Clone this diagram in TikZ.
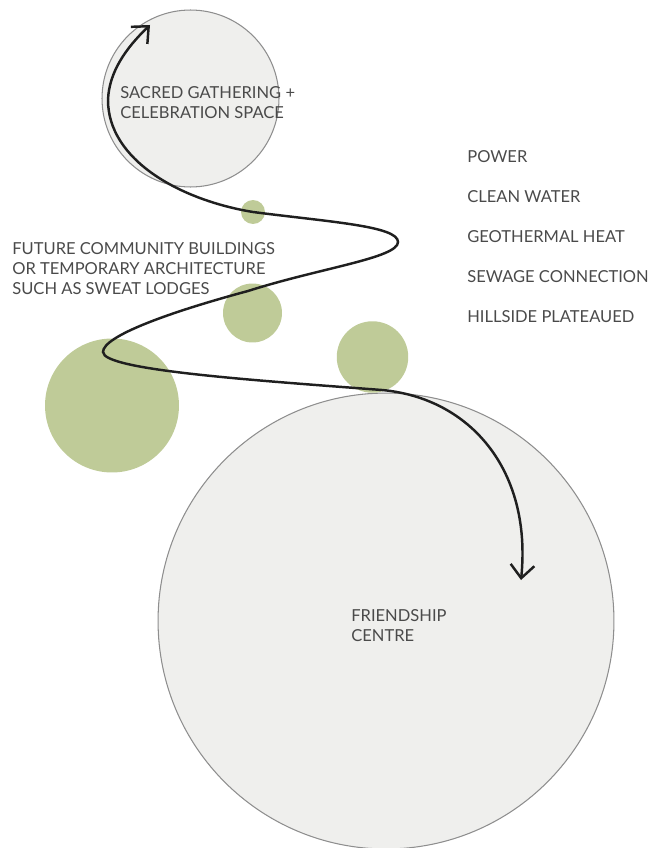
\documentclass[tikz,border=0pt]{standalone}
\usepackage{fontspec}
\setmainfont{Lato}
\usetikzlibrary{arrows.meta}
\definecolor{sitegreen}{HTML}{BFCB98}
\definecolor{sitegrey}{HTML}{EFEFED}
\definecolor{rimgrey}{HTML}{8E8E8E}
\definecolor{labelgrey}{HTML}{4A4A4A}

\begin{document}
\begin{tikzpicture}[
  x=0.02cm, y=-0.02cm,
  zone/.style     = {circle, draw=rimgrey, line width=0.6pt, fill=sitegrey, inner sep=0pt},
  pad/.style      = {circle, fill=sitegreen, inner sep=0pt},
  label/.style    = {anchor=west, align=left, inner sep=0pt, text=labelgrey,
                     font=\fontsize{9.4}{11.4}\selectfont},
  route/.style    = {{Straight Barb[length=7.5pt, width=13.5pt]}-{Straight Barb[length=7.5pt, width=13.5pt]},
                     line width=1.4pt, draw=black!88},
]
\useasboundingbox (0,0) rectangle (660,848);

%% ==================== ZONES ====================
\node[zone, minimum size=3.54cm] (sacred) at (190.5,98.5) {};
\node[zone, minimum size=9.12cm] (friend) at (386,621) {};

%% ==================== BUILDING PADS ====================
\node[pad, minimum size=0.48cm] (padtiny)  at (253,212) {};
\node[pad, minimum size=1.18cm] (padmid)   at (252.5,313) {};
\node[pad, minimum size=1.43cm] (padright) at (372.5,357) {};
\node[pad, minimum size=2.68cm] (padbig)   at (112,405.5) {};

%% ==================== LABELS ====================
\node[label] (sacredtxt) at (120,103) {SACRED GATHERING +\\CELEBRATION SPACE};
\node[label] (futuretxt) at (12,269)  {FUTURE COMMUNITY BUILDINGS\\OR TEMPORARY ARCHITECTURE\\SUCH AS SWEAT LODGES};
\node[label] (friendtxt) at (351,626) {FRIENDSHIP\\CENTRE};

\node[label] (power)  at (467,157) {POWER};
\node[label] (water)  at (467,197) {CLEAN WATER};
\node[label] (heat)   at (467,237) {GEOTHERMAL HEAT};
\node[label] (sewage) at (467,277) {SEWAGE CONNECTION};
\node[label] (hill)   at (467,317) {HILLSIDE PLATEAUED};

%% ==================== ROUTE ====================
\coordinate (top)  at (150,25);
\coordinate (r1)   at (108,100);
\coordinate (r2)   at (253,212);
\coordinate (r3)   at (398,242);
\coordinate (r4)   at (248,291);
\coordinate (r5)   at (103,352);
\coordinate (r6)   at (382,390);
\coordinate (tail) at (521,580);

\draw[route] (top) .. controls (126,48) and (109,72) .. (r1)
  .. controls (108,160) and (180,200) .. (r2)
  .. controls (330,222) and (398,226) .. (r3)
  .. controls (398,258) and (320,268) .. (r4)
  .. controls (170,312) and (103,336) .. (r5)
  .. controls (103,370) and (250,380) .. (r6)
  .. controls (470,398) and (532,470) .. (tail);

\end{tikzpicture}
\end{document}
◇ ◇ ◇ ◇ ◇ ◇ ◇
Working from the lines above, reproduce the material exactly and exclude its pictures.

[Worked solution]
Clone this diagram in TikZ.
\documentclass[tikz,border=0pt]{standalone}
\usepackage{fontspec}
\setmainfont{Lato}
\usetikzlibrary{arrows.meta}
\definecolor{sitegreen}{HTML}{BFCB98}
\definecolor{sitegrey}{HTML}{EFEFED}
\definecolor{rimgrey}{HTML}{8E8E8E}
\definecolor{labelgrey}{HTML}{4A4A4A}

\begin{document}
\begin{tikzpicture}[
  x=0.02cm, y=-0.02cm,
  zone/.style     = {circle, draw=rimgrey, line width=0.6pt, fill=sitegrey, inner sep=0pt},
  pad/.style      = {circle, fill=sitegreen, inner sep=0pt},
  label/.style    = {anchor=west, align=left, inner sep=0pt, text=labelgrey,
                     font=\fontsize{9.4}{11.4}\selectfont},
  route/.style    = {{Straight Barb[length=7.5pt, width=13.5pt]}-{Straight Barb[length=7.5pt, width=13.5pt]},
                     line width=1.4pt, draw=black!88},
]
\useasboundingbox (0,0) rectangle (660,848);

%% ==================== ZONES ====================
\node[zone, minimum size=3.54cm] (sacred) at (190.5,98.5) {};
\node[zone, minimum size=9.12cm] (friend) at (386,621) {};

%% ==================== BUILDING PADS ====================
\node[pad, minimum size=0.48cm] (padtiny)  at (253,212) {};
\node[pad, minimum size=1.18cm] (padmid)   at (252.5,313) {};
\node[pad, minimum size=1.43cm] (padright) at (372.5,357) {};
\node[pad, minimum size=2.68cm] (padbig)   at (112,405.5) {};

%% ==================== LABELS ====================
\node[label] (sacredtxt) at (120,103) {SACRED GATHERING +\\CELEBRATION SPACE};
\node[label] (futuretxt) at (12,269)  {FUTURE COMMUNITY BUILDINGS\\OR TEMPORARY ARCHITECTURE\\SUCH AS SWEAT LODGES};
\node[label] (friendtxt) at (351,626) {FRIENDSHIP\\CENTRE};

\node[label] (power)  at (467,157) {POWER};
\node[label] (water)  at (467,197) {CLEAN WATER};
\node[label] (heat)   at (467,237) {GEOTHERMAL HEAT};
\node[label] (sewage) at (467,277) {SEWAGE CONNECTION};
\node[label] (hill)   at (467,317) {HILLSIDE PLATEAUED};

%% ==================== ROUTE ====================
\coordinate (top)  at (150,25);
\coordinate (r1)   at (108,100);
\coordinate (r2)   at (253,212);
\coordinate (r3)   at (398,242);
\coordinate (r4)   at (248,291);
\coordinate (r5)   at (103,352);
\coordinate (r6)   at (382,390);
\coordinate (tail) at (521,580);

\draw[route] (top) .. controls (126,48) and (109,72) .. (r1)
  .. controls (108,160) and (180,200) .. (r2)
  .. controls (330,222) and (398,226) .. (r3)
  .. controls (398,258) and (320,268) .. (r4)
  .. controls (170,312) and (103,336) .. (r5)
  .. controls (103,370) and (250,380) .. (r6)
  .. controls (470,398) and (532,470) .. (tail);

\end{tikzpicture}
\end{document}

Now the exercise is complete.